Growing Body of Research Supports Pain Relief Benefits of Ginger Root
Los Angeles, California, July 15, 2010 — Reed’s, Inc. (NASDAQ:REED – News) (OTC.BB:REEDP – News), maker of the top-selling sodas in natural food stores nationwide, commented today on a recent study in the Journal of Pain that daily supplemental consumption of raw and heated ginger showed a 25% reduction in exercise induced pain in comparison to placebo.
Researchers at the University of Georgia performed two studies to examine the effects of daily ginger (raw and heated) consumption on muscle pain. The studies were identical double-blind, placebo controlled, randomized experiments conducted for eleven consecutive days involving 34 and 40 participants. The subjects in study 1 consumed 2 grams of raw ginger or placebo while subjects in study 2 consumed 2 grams of heated ginger or placebo. The participants performed 18 extensions of the elbow flexors with a heavy weight to induce moderate muscle injury to the arm.

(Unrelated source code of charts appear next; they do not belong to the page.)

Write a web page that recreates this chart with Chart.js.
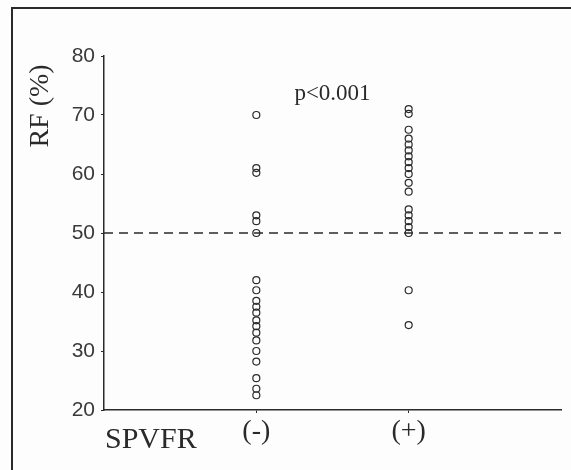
<!DOCTYPE html>
<html>
<head>
<meta charset="utf-8">
<script src="https://cdn.jsdelivr.net/npm/chart.js@4/dist/chart.umd.min.js"></script>
<style>
  html, body { margin: 0; padding: 0; background: #fdfdfd; }
  #wrap { width: 571px; height: 470px; }
</style>
</head>
<body>
<div id="wrap"><canvas id="rfChart"></canvas></div>
<script>
// 그룹 이름과 위치
const groups = ['(-)', '(+)'];
const groupPos = [1, 2];

// RF (%) 값 - 그림에서 읽은 값
const rfNegative = [70, 61, 60.2, 53, 52, 50, 42, 40.3, 38.5, 37.5, 36.5, 35.2, 34.2, 33.1, 31.8, 30, 28.2, 25.4, 23.6, 22.5];
const rfPositive = [71, 70.2, 67.5, 66, 65, 64, 63, 62, 61, 60, 58.5, 57, 54, 53, 52, 51, 50, 40.3, 34.4];

// 기준선과 축 눈금
const cutoff = 50;
const yTicks = [20, 30, 40, 50, 60, 70, 80];
const pValueText = 'p<0.001';
const xAxisName = 'SPVFR';
const yAxisName = 'RF (%)';

const ink = '#2a2a2a';

// 테두리, 글자 그리기
const extras = {
    id: 'extras',
    beforeDraw(chart) {
        const c = chart.ctx;
        c.save();
        c.strokeStyle = ink;
        c.lineWidth = 2;
        c.beginPath();
        c.moveTo(12, 480);
        c.lineTo(12, 8);
        c.lineTo(580, 8);
        c.stroke();
        c.restore();
    },
    afterDraw(chart) {
        const c = chart.ctx;
        const x = chart.scales.x, y = chart.scales.y;
        c.save();
        c.fillStyle = ink;
        c.textBaseline = 'middle';
        c.textAlign = 'center';
        c.font = '23px "Liberation Serif"';
        c.fillText(pValueText, x.getPixelForValue(1.5), y.getPixelForValue(73.6));
        c.textAlign = 'left';
        c.textBaseline = 'alphabetic';
        c.font = '30px "Liberation Serif"';
        c.fillText(xAxisName, 105, 448);
        // 세로 축 제목
        c.translate(41, 106);
        c.rotate(-Math.PI / 2);
        c.textAlign = 'center';
        c.textBaseline = 'middle';
        c.font = '28px "Liberation Serif"';
        c.fillText(yAxisName, 0, 0);
        c.restore();
    }
};

const ctx = document.getElementById('rfChart').getContext('2d');
new Chart(ctx, {
    type: 'scatter',
    data: {
        datasets: [
            {
                data: rfNegative.map(v => ({ x: groupPos[0], y: v })),
                pointRadius: 3.5,
                pointBorderWidth: 1.2,
                borderColor: ink,
                backgroundColor: 'rgba(0,0,0,0)'
            },
            {
                data: rfPositive.map(v => ({ x: groupPos[1], y: v })),
                pointRadius: 3.5,
                pointBorderWidth: 1.2,
                borderColor: ink,
                backgroundColor: 'rgba(0,0,0,0)'
            },
            {
                type: 'line',
                data: [{ x: 0, y: cutoff }, { x: 3, y: cutoff }],
                borderColor: ink,
                borderWidth: 1.3,
                borderDash: [9, 6],
                pointRadius: 0,
                clip: false
            }
        ]
    },
    options: {
        responsive: true,
        maintainAspectRatio: false,
        animation: false,
        layout: { padding: { top: 56, right: 10, left: 0, bottom: 0 } },
        plugins: {
            legend: { display: false },
            tooltip: { enabled: false }
        },
        scales: {
            x: {
                type: 'linear',
                min: 0,
                max: 3,
                afterFit: s => { s.height = 60; },
                afterBuildTicks: s => { s.ticks = groupPos.map(v => ({ value: v })); },
                border: { color: ink, width: 1.5 },
                grid: { drawOnChartArea: false, drawTicks: true, tickLength: 3, color: ink },
                ticks: {
                    color: ink,
                    padding: 2,
                    font: { family: 'Liberation Serif', size: 28 },
                    callback: v => groups[groupPos.indexOf(v)]
                }
            },
            y: {
                min: 20,
                max: 80,
                afterFit: s => { s.width = 104; },
                afterBuildTicks: s => { s.ticks = yTicks.map(v => ({ value: v })); },
                border: { color: ink, width: 1.5 },
                grid: { drawOnChartArea: false, drawTicks: true, tickLength: 3, color: ink },
                ticks: {
                    color: '#3a3a3a',
                    padding: 6,
                    font: { family: 'Liberation Sans', size: 21 }
                }
            }
        }
    },
    plugins: [extras]
});
</script>
</body>
</html>
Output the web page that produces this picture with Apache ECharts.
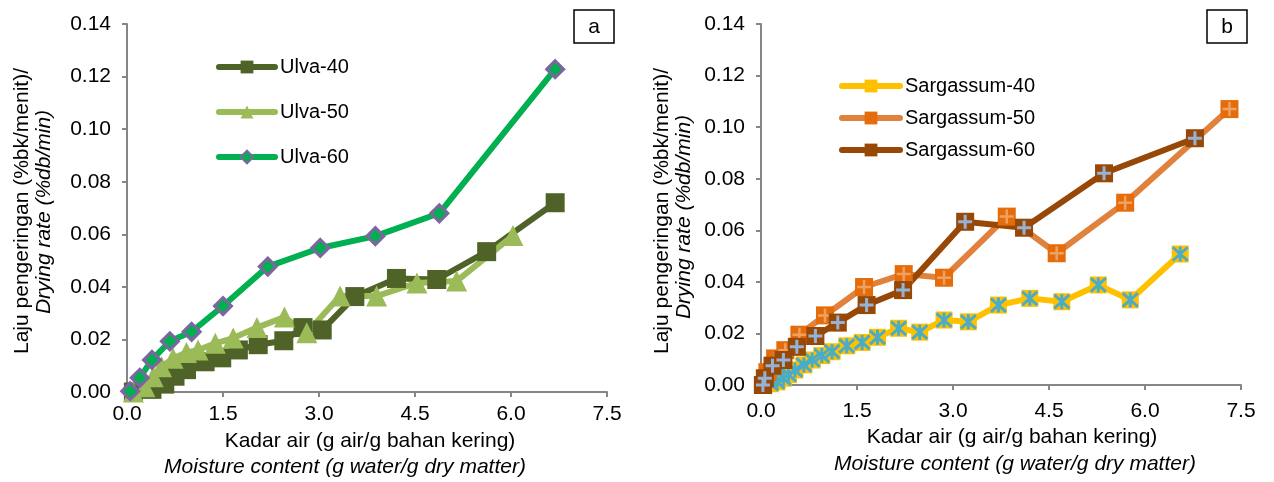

Both studies showed a 25% reduction in exercise induced pain by daily supplementation of ginger in comparison to placebo. In conclusion, the researchers stated that these results agree with other studies demonstrating that ginger is effective in reducing pain.
“We are excited about the growing body of research and studies that reach similar conclusions about the health benefits of fresh ginger root,” said Chris Reed, Founder, Chairman and CEO of Reed’s, Inc. “Since ancient times, natural healers have known about the powerful health properties of ginger. It is great seeing the traditional folklore being corroborated by modern scientific studies. Our Reed’s Ginger Brews are brewed directly from fresh ginger root. The least amount of ginger we use per bottle is 8 grams of fresh ginger. Our Extra Ginger Brew uses 26 grams. Besides our Reed’s Ginger Brews, which are available nationwide in natural food store and select supermarkets, we have launched ‘Reeds Rx’ line of ginger-based remedies for nausea and motion sickness in CVS and a growing number of grocery stores. This most recent Journal of Pain study supports other studies on ginger that continue to validate its medicinal benefits.”